También dispone de cierto tiempo para conversar de mujeres. Estuvo casado en dos ocasiones, pero no hablará de ellas sino de las mujeres que aparecen en algunos de sus novelistas preferidos del siglo xviii, como Fielding o Richardson, de quienes señala su capacidad para «retratar mujeres encantadoras; las más perfectas, a mi parecer, de toda nuestra literatura». Doyle admira a un tipo de mujer muy alejada de la mujer «inocente y sosa», complaciente, alabada con frecuencia en el xix. Reivindica más bien una mujer de mente activa, con principios fuertes, de forma de ser encantadora y elegante y poseedora de una «dulce autoestima». Es curioso que el mundo femenino aparezca en cambio tan de soslayo en su obra.
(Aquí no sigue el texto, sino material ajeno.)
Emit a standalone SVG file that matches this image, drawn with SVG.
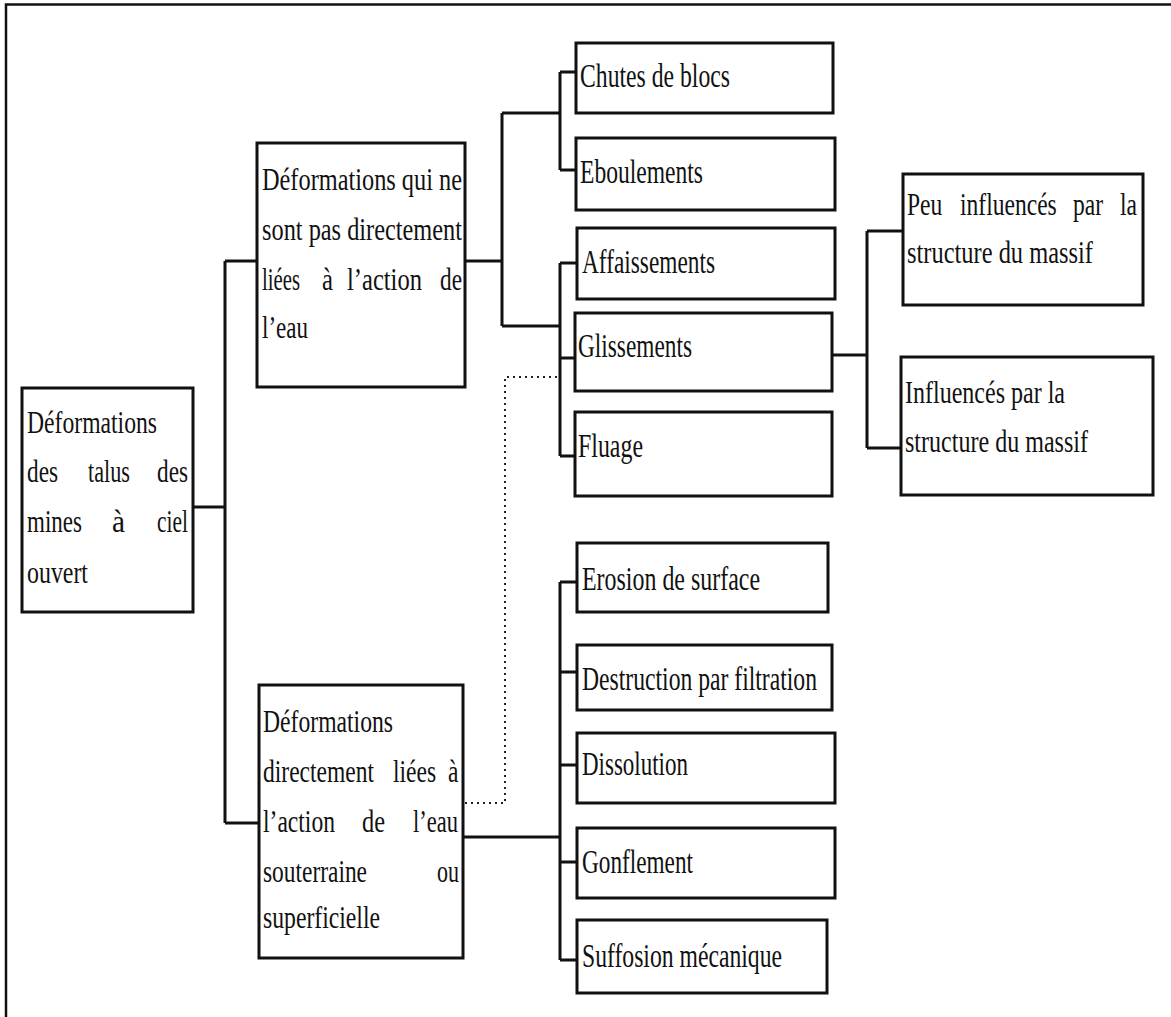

Otras baldas son más viriles. Le interesaban mucho las memorias militares —principalmente, francesas—. Opinaba que «las personas nunca son tan interesantes como cuando se ven llevadas al extremo, y nadie se ve más llevado al extremo que cuando su vida se halla en juego». También ocupan un lugar destacado los libros sobre Napoleón: la biografía de Scott, los tres volúmenes de su médico Bourrienne, la semblanza de Meneval o la de madame de Rémusat y el retrato que hizo de él Hippolyte Taine, un hombre que nunca lo conoció, en un libro que no trata directamente sobre Napoleón, pero que Doyle valora como «la más asombrosa» semblanza escrita sobre él.
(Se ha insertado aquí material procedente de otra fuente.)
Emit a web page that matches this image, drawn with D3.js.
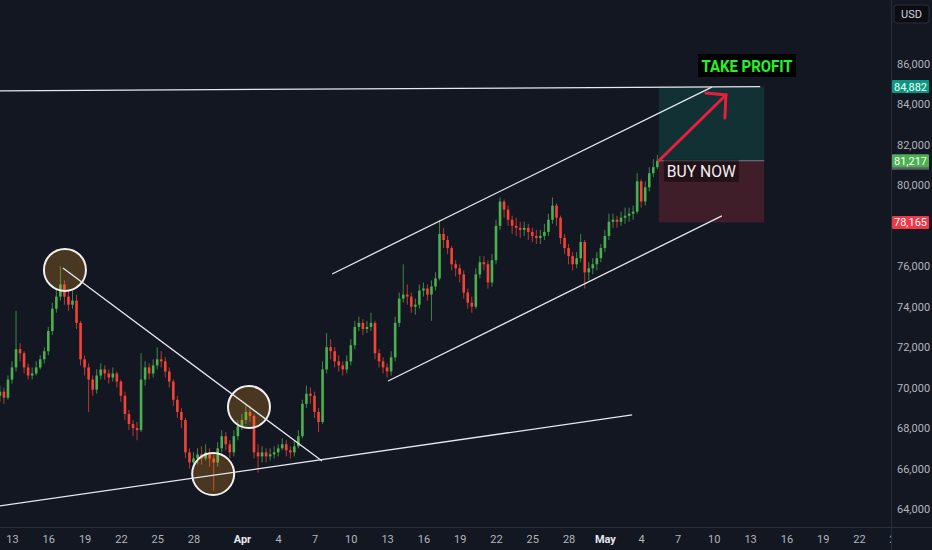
<!DOCTYPE html>
<html>
<head>
<meta charset="utf-8">
<script src="https://cdn.jsdelivr.net/npm/d3@7"></script>
<style>
  html, body { margin: 0; padding: 0; background: #131722; overflow: hidden; }
  svg { display: block; }
  text { font-family: "Trebuchet MS", Roboto, "Liberation Sans", sans-serif; }
</style>
</head>
<body>
<div id="chart"></div>
<script>
// chart size
var svgWidth = 932;
var svgHeight = 550;
var plotRight = 891;
var plotBottom = 527;

// 8h candles, prices in thousands of USD
var firstCandle = "2024-03-12T00:00Z";
var candleHours = 8;
var firstOpen = 69.6;

var closes = [
  69.8,69.5,70.4,71.0,71.9,71.7,71.0,70.6,70.7,71.0,
  71.4,71.8,72.8,73.9,74.5,75.1,74.5,74.1,74.3,73.2,
  71.4,71.0,70.4,69.9,70.6,70.9,70.7,70.5,70.7,70.3,
  69.6,68.7,68.2,68.0,67.9,70.4,71.0,70.7,71.1,71.4,
  71.3,70.8,70.3,69.4,68.8,68.4,66.8,66.3,66.5,66.7,
  66.5,66.8,66.5,66.3,67.0,67.6,67.2,66.8,67.6,68.1,
  68.4,68.8,68.6,66.8,66.6,66.8,66.6,66.7,66.8,67.0,
  67.2,66.9,66.8,67.1,67.6,69.2,69.7,69.6,68.8,68.3,
  70.9,72.0,71.8,71.3,71.1,70.9,71.3,72.1,73.0,73.2,
  72.9,73.0,73.2,71.7,71.3,71.0,70.8,71.5,73.2,74.4,
  74.6,74.5,74.0,74.1,74.8,74.9,74.6,75.0,75.4,77.6,
  77.3,76.9,76.1,75.9,75.6,74.7,74.2,74.0,75.6,76.2,
  76.1,75.2,76.3,78.0,79.2,78.8,78.3,78.0,77.9,77.8,
  77.9,77.7,77.5,77.4,77.5,77.7,78.3,79.0,78.4,77.4,
  76.9,76.5,76.1,76.4,77.2,75.7,75.9,76.1,76.4,76.9,
  77.5,78.2,78.3,78.2,78.4,78.5,78.6,78.7,80.2,79.2,
  79.9,80.6,80.9,81.217
];

var highs = [
  70.1,70.0,70.6,71.3,73.8,72.2,71.8,71.2,71.0,71.3,
  71.6,72.0,73.0,74.2,74.9,76.0,75.3,74.8,74.8,74.6,
  73.3,71.6,71.2,70.6,70.9,71.2,71.1,70.9,71.0,70.8,
  70.4,69.8,68.9,68.4,68.3,71.7,71.3,71.2,71.4,72.0,
  71.8,71.5,71.0,70.4,69.6,69.0,68.5,67.0,66.8,67.0,
  67.1,67.2,67.0,66.7,67.3,67.9,67.8,67.4,67.9,68.4,
  68.7,69.2,69.1,68.7,67.2,67.1,67.0,67.0,67.1,67.2,
  67.5,67.4,67.1,67.4,67.9,69.4,70.1,70.0,69.8,69.0,
  71.3,72.7,72.4,72.0,71.6,71.3,71.6,72.4,73.3,73.5,
  73.4,73.3,73.7,73.3,71.9,71.5,71.2,71.8,73.5,74.7,
  76.1,75.1,74.7,74.4,75.1,75.2,75.1,75.3,75.7,78.3,
  77.9,77.5,77.0,76.3,76.1,75.8,74.9,74.5,75.9,76.5,
  76.5,76.3,76.6,78.3,79.4,79.3,79.0,78.5,78.4,78.2,
  78.2,78.1,77.9,77.8,77.8,78.1,78.6,79.4,79.1,78.5,
  77.6,77.1,76.7,76.7,77.6,77.3,76.2,76.4,76.7,77.1,
  77.8,78.6,78.6,78.5,78.7,78.9,78.9,79.0,80.6,80.3,
  80.2,80.9,81.3,81.5
];

var lows = [
  69.3,69.2,69.4,70.2,70.8,71.3,70.7,70.4,70.4,70.6,
  70.9,71.2,71.6,72.6,73.7,74.3,74.1,73.8,73.9,72.9,
  71.1,70.6,68.8,69.6,69.7,70.4,70.4,70.2,70.3,70.0,
  69.3,68.4,67.9,67.6,67.4,67.8,70.1,70.4,70.5,70.9,
  71.0,70.5,70.0,69.1,68.5,68.0,66.5,66.0,66.0,66.2,
  66.2,66.4,66.1,64.9,66.1,66.8,66.9,66.5,66.6,67.4,
  67.9,68.2,68.3,66.5,65.8,66.3,66.3,66.4,66.5,66.6,
  66.9,66.6,66.5,66.6,67.0,67.5,69.0,69.2,68.5,67.8,
  68.2,70.7,71.4,71.0,70.8,70.6,70.7,71.1,71.9,72.8,
  72.6,72.7,72.8,71.4,71.0,70.7,70.5,70.6,71.3,73.0,
  74.2,74.1,73.7,73.6,73.9,74.5,74.3,73.3,74.8,75.3,
  76.9,76.6,75.8,75.5,75.2,74.4,73.9,73.7,73.9,75.4,
  75.8,74.9,75.0,76.1,77.8,78.4,78.0,77.6,77.5,77.4,
  77.5,77.3,77.2,77.1,77.1,77.3,77.5,78.1,78.0,77.1,
  76.6,76.1,75.8,75.9,76.2,74.9,75.3,75.6,75.8,76.2,
  76.7,77.3,77.9,77.9,78.0,78.1,78.2,78.3,78.6,78.9,
  79.0,79.7,80.4,80.8
];

// axis ticks (78,000 and 88,000 sit under the stop tag and the USD button)
var priceTicks = [64, 66, 68, 70, 72, 74, 76, 80, 82, 84, 86];
var dateTicks = ["2024-03-13","2024-03-16","2024-03-19","2024-03-22","2024-03-25","2024-03-28",
  "2024-04-01","2024-04-04","2024-04-07","2024-04-10","2024-04-13","2024-04-16","2024-04-19",
  "2024-04-22","2024-04-25","2024-04-28","2024-05-01","2024-05-04","2024-05-07","2024-05-10",
  "2024-05-13","2024-05-16","2024-05-19","2024-05-22","2024-05-25"];
var dateLabels = ["13","16","19","22","25","28","Apr","4","7","10","13","16","19",
  "22","25","28","May","4","7","10","13","16","19","22","25"];

// trade levels
var takeProfit = 84.882;
var entryPrice = 81.217;
var stopLoss = 78.165;
var tradeStart = "2024-05-05T11:00Z";
var tradeEnd = "2024-05-14T04:00Z";
var arrowTip = ["2024-05-11T00:00Z", 84.47];
var profitLabelAt = ["2024-05-12T18:00Z", 85.9];

// drawn trend lines: [time, price] pairs
var trendLines = [
  [["2024-03-12T00:00Z", 84.67], ["2024-05-13T20:00Z", 84.882]],
  [["2024-04-08T11:00Z", 75.62], ["2024-05-09T20:00Z", 84.86]],
  [["2024-04-13T02:00Z", 70.33], ["2024-05-10T16:00Z", 78.49]],
  [["2024-03-12T00:00Z", 64.15], ["2024-05-03T06:00Z", 68.65]],
  [["2024-03-17T05:00Z", 75.91], ["2024-04-07T15:00Z", 66.37]]
];

// circled swing points
var swingPoints = [
  ["2024-03-17T09:00Z", 75.82],
  ["2024-04-01T14:00Z", 69.04],
  ["2024-03-29T15:00Z", 65.73]
];

var candles = closes.map(function(c, i) {
  return {
    t: new Date(new Date(firstCandle).getTime() + i * candleHours * 3600 * 1000),
    o: i === 0 ? firstOpen : closes[i - 1],
    c: c,
    h: highs[i],
    l: lows[i]
  };
});

var svg = d3.select("#chart")
  .append("svg")
  .attr("width", svgWidth)
  .attr("height", svgHeight);

svg.append("rect")
  .attr("width", svgWidth)
  .attr("height", svgHeight)
  .attr("fill", "#131722");

var defs = svg.append("defs");
defs.append("clipPath").attr("id", "plotClip")
  .append("rect").attr("x", 0).attr("y", 0).attr("width", plotRight).attr("height", plotBottom);
defs.append("clipPath").attr("id", "xAxisClip")
  .append("rect").attr("x", 0).attr("y", plotBottom).attr("width", plotRight).attr("height", svgHeight - plotBottom);

var x = d3.scaleUtc()
  .domain([new Date("2024-03-13T00:00Z"), new Date("2024-05-22T00:00Z")])
  .range([12, 859]);

var y = d3.scaleLinear()
  .domain([64, 86])
  .range([509, 64]);

var plot = svg.append("g").attr("clip-path", "url(#plotClip)");

// trade zones
var x0 = x(new Date(tradeStart)), x1 = x(new Date(tradeEnd));
plot.append("rect")
  .attr("x", x0).attr("width", x1 - x0)
  .attr("y", y(takeProfit)).attr("height", y(entryPrice) - y(takeProfit))
  .attr("fill", "rgba(8,153,129,0.2)");
plot.append("rect")
  .attr("x", x0).attr("width", x1 - x0)
  .attr("y", y(entryPrice)).attr("height", y(stopLoss) - y(entryPrice))
  .attr("fill", "rgba(242,54,69,0.2)");
plot.append("line")
  .attr("x1", x0).attr("x2", x1)
  .attr("y1", y(entryPrice)).attr("y2", y(entryPrice))
  .attr("stroke", "#787b86").attr("stroke-width", 1);

// candles
var upColor = "#4caf50", downColor = "#f44336";
var bodyWidth = 2.6;
var candleG = plot.append("g");
candleG.selectAll("line.wick")
  .data(candles)
  .enter()
  .append("line")
  .attr("class", "wick")
  .attr("x1", d => x(d.t)).attr("x2", d => x(d.t))
  .attr("y1", d => y(d.h)).attr("y2", d => y(d.l))
  .attr("stroke", d => d.c >= d.o ? upColor : downColor)
  .attr("stroke-opacity", 0.75)
  .attr("stroke-width", 1);
candleG.selectAll("rect.body")
  .data(candles)
  .enter()
  .append("rect")
  .attr("class", "body")
  .attr("x", d => x(d.t) - bodyWidth / 2)
  .attr("width", bodyWidth)
  .attr("y", d => y(Math.max(d.o, d.c)))
  .attr("height", d => Math.max(1, Math.abs(y(d.o) - y(d.c))))
  .attr("fill", d => d.c >= d.o ? upColor : downColor);

// circles
plot.selectAll("circle.swing")
  .data(swingPoints)
  .enter()
  .append("circle")
  .attr("class", "swing")
  .attr("cx", d => x(new Date(d[0])))
  .attr("cy", d => y(d[1]))
  .attr("r", 21)
  .attr("fill", "rgba(255,165,30,0.23)")
  .attr("stroke", "#f0f0f0")
  .attr("stroke-width", 2);

// trend lines
plot.selectAll("line.trend")
  .data(trendLines)
  .enter()
  .append("line")
  .attr("class", "trend")
  .attr("x1", d => x(new Date(d[0][0]))).attr("y1", d => y(d[0][1]))
  .attr("x2", d => x(new Date(d[1][0]))).attr("y2", d => y(d[1][1]))
  .attr("stroke", "#e6e8ee")
  .attr("stroke-width", 1.3);

// arrow
var ax0 = x0, ay0 = y(entryPrice);
var ax1 = x(new Date(arrowTip[0])), ay1 = y(arrowTip[1]);
var arrowG = plot.append("g")
  .attr("stroke", "#e91e3f").attr("stroke-width", 3)
  .attr("stroke-linecap", "round").attr("fill", "none");
arrowG.append("line").attr("x1", ax0).attr("y1", ay0).attr("x2", ax1).attr("y2", ay1);
arrowG.append("polyline")
  .attr("points", [[ax1 - 20, ay1 - 2], [ax1, ay1], [ax1 - 1, ay1 + 23]].join(" "));

// BUY NOW label
plot.append("rect")
  .attr("x", x0 + 5).attr("y", y(entryPrice) - 1)
  .attr("width", 75).attr("height", 22)
  .attr("fill", "rgba(0,0,0,0.42)");
plot.append("text")
  .attr("x", x0 + 8).attr("y", y(entryPrice) + 16)
  .attr("fill", "#f2f2f2")
  .attr("font-size", 16)
  .attr("textLength", 69).attr("lengthAdjust", "spacingAndGlyphs")
  .text("BUY NOW");

// TAKE PROFIT label
var plx = x(new Date(profitLabelAt[0])), ply = y(profitLabelAt[1]);
plot.append("rect")
  .attr("x", plx - 49).attr("y", ply - 12)
  .attr("width", 98).attr("height", 23)
  .attr("fill", "#000");
plot.append("text")
  .attr("x", plx).attr("y", ply + 6)
  .attr("text-anchor", "middle")
  .attr("fill", "#22f522")
  .attr("font-size", 16).attr("font-weight", "bold")
  .attr("textLength", 91).attr("lengthAdjust", "spacingAndGlyphs")
  .text("TAKE PROFIT");

// axis separators
svg.append("line")
  .attr("x1", plotRight + 0.5).attr("x2", plotRight + 0.5)
  .attr("y1", 0).attr("y2", svgHeight)
  .attr("stroke", "#2a2e39");
svg.append("line")
  .attr("x1", 0).attr("x2", svgWidth)
  .attr("y1", plotBottom + 0.5).attr("y2", plotBottom + 0.5)
  .attr("stroke", "#2a2e39");

// price axis
var yAxis = d3.axisRight(y)
  .tickValues(priceTicks)
  .tickSize(0)
  .tickPadding(6)
  .tickFormat(d => d3.format(",")(d * 1000));
var yAxisG = svg.append("g")
  .attr("transform", `translate(${plotRight}, 0)`)
  .call(yAxis);
yAxisG.select(".domain").remove();
yAxisG.selectAll("text")
  .attr("fill", "#b2b5be")
  .attr("font-size", 11)
  .style("font-family", "'Trebuchet MS', Roboto, 'Liberation Sans', sans-serif");

// time axis
var xAxis = d3.axisBottom(x)
  .tickValues(dateTicks.map(d => new Date(d + "T00:00Z")))
  .tickSize(0)
  .tickPadding(8)
  .tickFormat((d, i) => dateLabels[i]);
var xAxisG = svg.append("g")
  .attr("clip-path", "url(#xAxisClip)")
  .append("g")
  .attr("transform", `translate(0, ${plotBottom})`)
  .call(xAxis);
xAxisG.select(".domain").remove();
xAxisG.selectAll("text")
  .attr("fill", (d, i) => isNaN(+dateLabels[i]) ? "#e6e8ee" : "#b2b5be")
  .attr("font-weight", (d, i) => isNaN(+dateLabels[i]) ? "bold" : "normal")
  .attr("font-size", 11)
  .style("font-family", "'Trebuchet MS', Roboto, 'Liberation Sans', sans-serif");

// price labels on the axis
var priceTags = [
  { p: takeProfit, fill: "#089981" },
  { p: entryPrice, fill: "#4caf50" },
  { p: stopLoss, fill: "#f23645" }
];
var tagG = svg.append("g");
tagG.append("rect")
  .attr("x", plotRight + 1).attr("y", y(entryPrice) + 6)
  .attr("width", 37).attr("height", 3)
  .attr("fill", "#5d606b");
tagG.selectAll("rect.tag")
  .data(priceTags)
  .enter()
  .append("rect")
  .attr("class", "tag")
  .attr("x", plotRight + 1)
  .attr("y", d => y(d.p) - 6.5)
  .attr("width", 37).attr("height", 13)
  .attr("rx", 1)
  .attr("fill", d => d.fill);
tagG.selectAll("text.tag")
  .data(priceTags)
  .enter()
  .append("text")
  .attr("class", "tag")
  .attr("x", plotRight + 19.5)
  .attr("y", d => y(d.p) + 4)
  .attr("text-anchor", "middle")
  .attr("fill", "#ffffff")
  .attr("font-size", 11)
  .text(d => d3.format(",")(Math.round(d.p * 1000)));

// currency button
svg.append("rect")
  .attr("x", 894).attr("y", 5)
  .attr("width", 35).attr("height", 18)
  .attr("rx", 3)
  .attr("fill", "#0b0d13")
  .attr("stroke", "#2a2e39");
svg.append("text")
  .attr("x", 911.5).attr("y", 18)
  .attr("text-anchor", "middle")
  .attr("fill", "#d1d4dc")
  .attr("font-size", 11)
  .text("USD");
</script>
</body>
</html>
Lector voraz de memorias del periodo napoleónico y de la época de Luis XIV, recomienda las memorias de Saint-Simon, las del pícaro duc de Roquelaure («no apta para señoras») o los ocho volúmenes de cartas de madame de Sévigné. Interesado por la historia y su épica —valoración que lo llevó a pensar que sus novelas históricas estaban muy por encima de su creación del dúo Holmes-Watson—, valora la historia que se aleja de la árida acumulación de datos. Como ejemplo de ello: Historia de nuestro tiempo, de McCarthy, e Historia de la Inglaterra en el siglo xix, de Leckey.
Poetas, pocos; libros de viajes, numerosos. Nos llevamos un puñado de buenas recomendaciones que bastarán para «que vea usted su estudio convertido en la cabina de un barco». Nos hablará, por supuesto, de Kipling, de Conrad, de Stevenson, del capitán Scott o de Bullen. Su colección ilustra su pasión por la aventura, el coraje y el desafío de la naturaleza. Es preciso recordar que Conan Doyle en su juventud viajó en calidad de médico durante siete meses en un ballenero rumbo al Ártico. Esa experiencia suscitará un apetito por narraciones de épicos aventureros. Otras exploraciones de carácter más puramente científico, como el Diario del viaje de un naturalista alrededor del mundo, de Darwin, o Viaje al archipiélago malayo, de Wallace, evidencian un gusto por la ciencia que incluye la botánica, la astronomía o, más tardíamente, la pseudociencia de la investigación paranormal. Que Holmes fuera versado en los más variados conocimientos tiene mucho que ver con la curiosidad distraída de Conan Doyle. Le gustaba tener nociones de un amplio abanico de disciplinas de las que esta reseña ha hecho una arbitraria selección.
Finalmente, uno no se va de la casa de Conan Doyle con las manos vacías. Escuchar a un lector apasionado abre el apetito y, se haya pescado poco o mucho, desde luego, resulta apetitoso. Con respecto a posibles incorrecciones, se disculpa: «Puede que haya algunos errores en lo que he dicho, pero ¿acaso no es el privilegio del conversador citar erróneamente?».